Choosing correct post-hoc test for my data in SPSS

#1
Hey everyone!

I'm currently working on an observational study looking at differences in heart rate and blood pressure variability in heart failure patients. It's a very large study with 500+ patients, and we are comparing the heart rate and blood pressure between the sexes, between ethnicities, between diabetics and non-diabetics, smokers and non-smokers etc. The groups are of unequal sizes. I've conducted normality tests for the heart rate and blood pressure data using Shapiro-Wilk and found that my data was non-parametric. As such I've done Kruskal-Wallis and Mann-Whitney U tests on the data, and would now like to do post-hoc testing on the results I have. I've spent the past week trying to get my head around post-hoc, but there seems to be about a million different ways to go with this. My impression is that Bonferroni corrections are overly conservative and not the optimal type of post-hoc I should use. I would be extremely grateful if someone could point me in the right direction about what type of post-hoc is most suitable for my data (ideally available on SPSS, which is the program I'm using).

Many thanks :)
 
#2
I've conducted normality tests for the heart rate and blood pressure data using Shapiro-Wilk and found that my data was non-parametric.
I must humbly say that I have never heard of any non-parametric data, only of non-parametric methods. I guess that the data were non-normally distributed.

But as have been said at this site a million times, it is not the dependent variable it self, but the dependent variables conditional on the independent variable, i.e. the residuals, that need to be normally distributed in analysis of variance (anova).

Or else the dependent variables conditional on the independent variable need to have a known distribution, like e.g. the gamma distribution in generalized linear models (glm).




It's a very large study with 500+ patients, and we are comparing the heart rate and blood pressure between the sexes, between ethnicities, between diabetics and non-diabetics, smokers and non-smokers etc.
There seem to be four factors (“the sexes” and so on). [Although I always find it strange when someone involves “ethnicities”.]

I would simply run these three (or four) factors in anova, try a transformations if the residuals are non-normal and going to a glm if that does not work. The factorial structure would give parameter estimates directly for the three (or four if you would involve that strange race factor that can’t be clearly “measured”).
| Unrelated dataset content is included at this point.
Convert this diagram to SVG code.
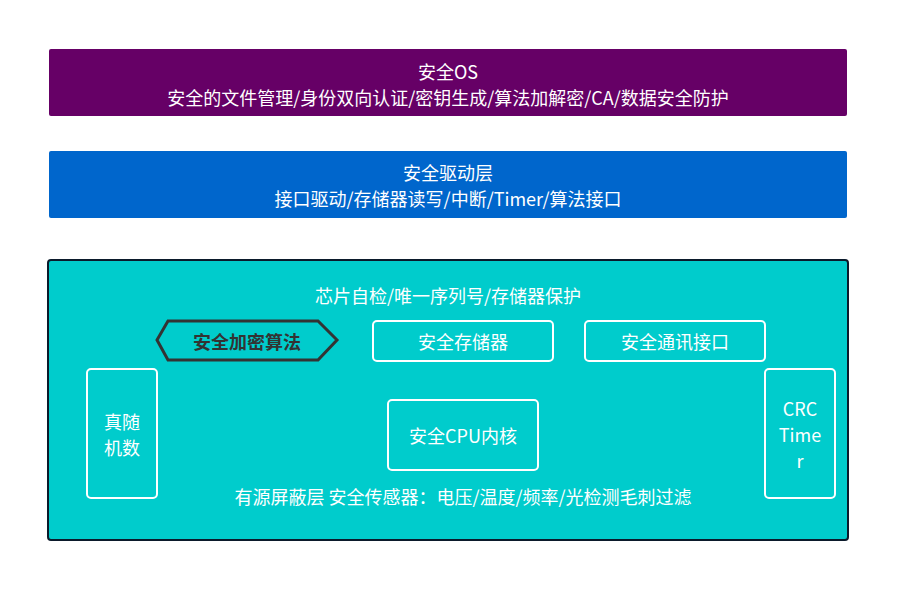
<svg xmlns="http://www.w3.org/2000/svg" width="910" height="602" viewBox="0 0 910 602">
<style>
text{font-family:"Noto Sans CJK SC","Noto Sans",sans-serif;font-size:18px;fill:#fff;text-anchor:middle;dominant-baseline:central}
.box{fill:none;stroke:#fff;stroke-width:2}
.dark{fill:#333;font-weight:bold}
</style>
<rect width="910" height="602" fill="#fff"/>
<g id="os">
<rect x="49" y="49" width="798" height="67" rx="2" fill="#660066"/>
<text x="448" y="71">安全OS</text>
<text x="448" y="97">安全的文件管理/身份双向认证/密钥生成/算法加解密/CA/数据安全防护</text>
</g>
<g id="driver">
<rect x="49" y="151" width="798" height="67" rx="2" fill="#0066CC"/>
<text x="448" y="172">安全驱动层</text>
<text x="448" y="198">接口驱动/存储器读写/中断/Timer/算法接口</text>
</g>
<g id="hardware">
<rect x="48" y="260" width="800" height="280" rx="3" fill="#00CCCC" stroke="#0b1a2b" stroke-width="2"/>
<text x="448" y="295">芯片自检/唯一序列号/存储器保护</text>
<text x="463" y="496">有源屏蔽层 安全传感器：电压/温度/频率/光检测毛刺过滤</text>
</g>
<g id="crypto">
<polygon points="157,340 168,321 318,321 337,340 318,360 168,360" fill="none" stroke="#333" stroke-width="3"/>
<text class="dark" x="247" y="341">安全加密算法</text>
</g>
<g id="storage">
<rect class="box" x="373" y="321" width="180" height="40" rx="4"/>
<text x="463" y="341">安全存储器</text>
</g>
<g id="comm">
<rect class="box" x="585" y="321" width="180" height="40" rx="4"/>
<text x="675" y="341">安全通讯接口</text>
</g>
<g id="rng">
<rect class="box" x="87" y="369" width="70" height="129" rx="4"/>
<text x="122" y="421">真随</text>
<text x="122" y="447">机数</text>
</g>
<g id="cpu">
<rect class="box" x="388" y="400" width="150" height="70" rx="4"/>
<text x="463" y="435">安全CPU内核</text>
</g>
<g id="crc">
<rect class="box" x="765" y="369" width="70" height="129" rx="4"/>
<text x="800" y="408">CRC</text>
<text x="800" y="434">Time</text>
<text x="800" y="460">r</text>
</g>
<g id="connectors"></g>
</svg>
The parameter estimates would be normally distributed by the central limit theorem since there are so many observations.


On a multiple inference problem: Isn’t it easier to look at four estimated parameters based on 500 observations than to look at 16 combinations (4 factors with each on 2 levels gives 16=2^4) based on about at most 30 observations (500/16)? These 16 combinations give 16*15/2 = 120 pairs to compare. So the nominal critical p-values would be quite low (0.0004) on a Bonferroni correction (or Bonferroni-Holm method). The non-parametric methods seems quite hopeless to me in my humble meaning.

No, I would go for the parametric multifactor method (and then use Bonferroni-Holm method on the four estimated main effect parameters).
 
#3
Thanks for getting back to me. I'm afraid working with statistics is actually completely new for me, so I apologise for the confusion "non-parametric data" may have caused. [And looking into the effects of ethnicity is not "strange" but actually very interesting because in a way we're extrapolating the effects of various gene pools, and not making political statements. I suppose you're not a biologist]

I read about the Holm sequential Bonferroni, though I'm afraid it doesn't exist in SPSS (and with the volume of the data I have I don't think my supervisor would expect I do it manually).
 
#4
I understand that the factor “the sexes” take the values “female” and “male” and I understand the factor with levels “diabetics” and “non-diabetics”.

But, just for curiosity, what level does the factor “ethnicities” take? And how is it measured?

I do apologize for my lack of understanding of biology.

(I hope you can use my suggestion about linear models.)
 
#5
Thanks for the advice - I'm gonna dig my head into GLM in the next few days and see what I come out with, I'll keep you posted on how I get along!

For ethnicities we're mainly comparing a Northern European (=0) with a South Asian population (=1), so it's measured much like the other data.